2) A mechanism for villagers to self-finance village development work through the establishment of community banks.
3) A commitment to six-year partnerships that allow us the time to discern, train and deploy local leaders.
The community bank is a powerful engine of development because its low-interest rate makes all farming and business activities more profitable. The accumulated interest is used to grow the community bank and fund development, infrastructure, and education projects. The committee that we train to manage the community bank holds yearly transparency meetings to boost confidence in the partnership by letting all villagers know the details of loan amounts, recipients and interest balances. Equipped with all of the facts, villagers are empowered to decide together how to spend money on development projects.
U Thone, a farmer from a graduate village, Ta Khae, used loans from the community bank to expand his business. He shared his story with our Muditar staff. We are so impressed with his entrepreneurial spirit and commitment to a better life for his children.

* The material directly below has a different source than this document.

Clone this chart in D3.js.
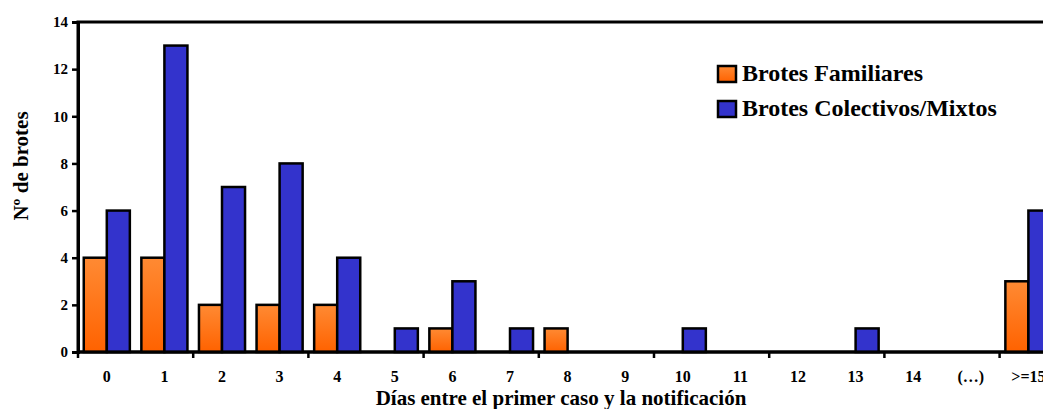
<!DOCTYPE html>
<html>
<head>
<meta charset="utf-8">
<script src="https://cdn.jsdelivr.net/npm/d3@7"></script>
<style>
  body { margin: 0; background: #fff; }
  svg { display: block; }
  text { font-family: "Liberation Serif", "Times New Roman", serif; font-weight: bold; fill: #000; }
</style>
</head>
<body>
<svg></svg>
<script>
const categorias = ["0", "1", "2", "3", "4", "5", "6", "7", "8", "9", "10", "11", "12", "13", "14", "(…)", ">=15"]
const familiares = [4, 4, 2, 2, 2, 0, 1, 0, 1, 0, 0, 0, 0, 0, 0, 0, 3]
const colectivos = [6, 13, 7, 8, 4, 1, 3, 1, 0, 0, 1, 0, 0, 1, 0, 0, 6]
const yTicks = [0, 2, 4, 6, 8, 10, 12, 14]
const series = [
    { naam: "Brotes Familiares", waarden: familiares, fill: "url(#oranje)" },
    { naam: "Brotes Colectivos/Mixtos", waarden: colectivos, fill: "#3333CC" }
]

const width = 1043
const height = 409
const margin = { left: 78, top: 22, bottom: 57 }
const plotRight = margin.left + categorias.length * 57.6

const svg = d3.select('svg')
    .attr("width", width)
    .attr("height", height)

const defs = svg.append("defs")
const grad = defs.append("linearGradient")
    .attr("id", "oranje")
    .attr("x1", 0).attr("y1", 0).attr("x2", 0).attr("y2", 1)
grad.append("stop").attr("offset", "0%").attr("stop-color", "#FF8A33")
grad.append("stop").attr("offset", "100%").attr("stop-color", "#FF6200")

const x = d3.scaleBand()
    .domain(categorias)
    .range([margin.left, plotRight])
    .paddingInner(0.2)
    .paddingOuter(0.1)

const xSub = d3.scaleBand()
    .domain(series.map(s => s.naam))
    .range([0, x.bandwidth()])

const y = d3.scaleLinear()
    .domain([0, 14])
    .range([height - margin.bottom, margin.top])

// kader
svg.append("rect")
    .attr("x", margin.left)
    .attr("y", margin.top)
    .attr("width", plotRight - margin.left)
    .attr("height", y(0) - margin.top)
    .attr("fill", "none")
    .attr("stroke", "#000")
    .attr("stroke-width", 3)

// staven
series.forEach(s => {
    svg.append("g")
        .selectAll("rect")
        .data(s.waarden.map((v, i) => ({ cat: categorias[i], v })))
        .enter().append("rect")
        .filter(d => d.v > 0)
        .attr("x", d => x(d.cat) + xSub(s.naam))
        .attr("y", d => y(d.v))
        .attr("width", xSub.bandwidth())
        .attr("height", d => y(0) - y(d.v))
        .attr("fill", s.fill)
        .attr("stroke", "#000")
        .attr("stroke-width", 2.5)
})

// y-as
const yAs = svg.append("g")
    .attr("transform", `translate(${margin.left},0)`)
    .call(d3.axisLeft(y).tickValues(yTicks).tickSize(6).tickPadding(4))
yAs.select(".domain").attr("stroke-width", 3)
yAs.selectAll(".tick line").attr("stroke-width", 2.5)
yAs.selectAll("text").style("font-size", "15px").style("font-family", null)

// x-as met streepjes op elke tweede grens
const stap = (plotRight - margin.left) / categorias.length
const grenzen = d3.range(0, categorias.length + 1, 2)
svg.append("g")
    .selectAll("line")
    .data(grenzen)
    .enter().append("line")
    .attr("x1", d => margin.left + d * stap)
    .attr("x2", d => margin.left + d * stap)
    .attr("y1", y(0))
    .attr("y2", y(0) + 6)
    .attr("stroke", "#000")
    .attr("stroke-width", 2.5)

svg.append("line")
    .attr("x1", margin.left).attr("x2", plotRight)
    .attr("y1", y(0)).attr("y2", y(0))
    .attr("stroke", "#000").attr("stroke-width", 3)

svg.append("g")
    .selectAll("text")
    .data(categorias)
    .enter().append("text")
    .attr("x", d => x(d) + x.bandwidth() / 2)
    .attr("y", y(0) + 30)
    .attr("text-anchor", "middle")
    .style("font-size", "16px")
    .text(d => d)

// astitels
svg.append("text")
    .attr("x", 561)
    .attr("y", 405)
    .attr("text-anchor", "middle")
    .style("font-size", "21px")
    .text("Días entre el primer caso y la notificación")

svg.append("text")
    .attr("transform", "translate(28,166) rotate(-90)")
    .attr("text-anchor", "middle")
    .style("font-size", "21px")
    .text("Nº de brotes")

// legenda
const legenda = svg.append("g")
    .selectAll("g")
    .data(series)
    .enter().append("g")
    .attr("transform", (d, i) => `translate(718,${66 + i * 35})`)

legenda.append("rect")
    .attr("width", 18)
    .attr("height", 16)
    .attr("fill", d => d.fill)
    .attr("stroke", "#000")
    .attr("stroke-width", 2.5)

legenda.append("text")
    .attr("x", 24)
    .attr("y", 15)
    .style("font-size", "24px")
    .text(d => d.naam)
</script>
</body>
</html>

“Before the establishment of the community bank, my only income was from selling banana leaves I collected in the forest. After Shanta established the community bank, I borrowed money for four years continuously. I used the loans to upgrade my business and increase my income.
Now, I don’t need to waste my time finding banana leaves in the forest. Instead, I buy banana leaves and dried tea leaves from local farmers and then sell them at the township markets. Through the market, I connected with a land broker, and I used my extra income to buy and sell two pieces of land. Now, I own my house, which is nice. I bought a car and could afford my children’s education through high school.
I don’t need to borrow from the community loan fund anymore, but I am thankful for the benefit that it has brought to my village. My families’ life improved a lot because of the access to loans.”
– U THONE
Notes: Banana leaves can be used for cooking, wrapping, and food-serving, for decorative and symbolic purposes in numerous Buddhist ceremonies, and, in traditional homebuilding, roofs and fences are made with dry banana-leaf thatch.
Before the establishment of Ta Khae villages’ community bank, U Thone borrowed money from brokers with interest rates of 5% to 7% per month.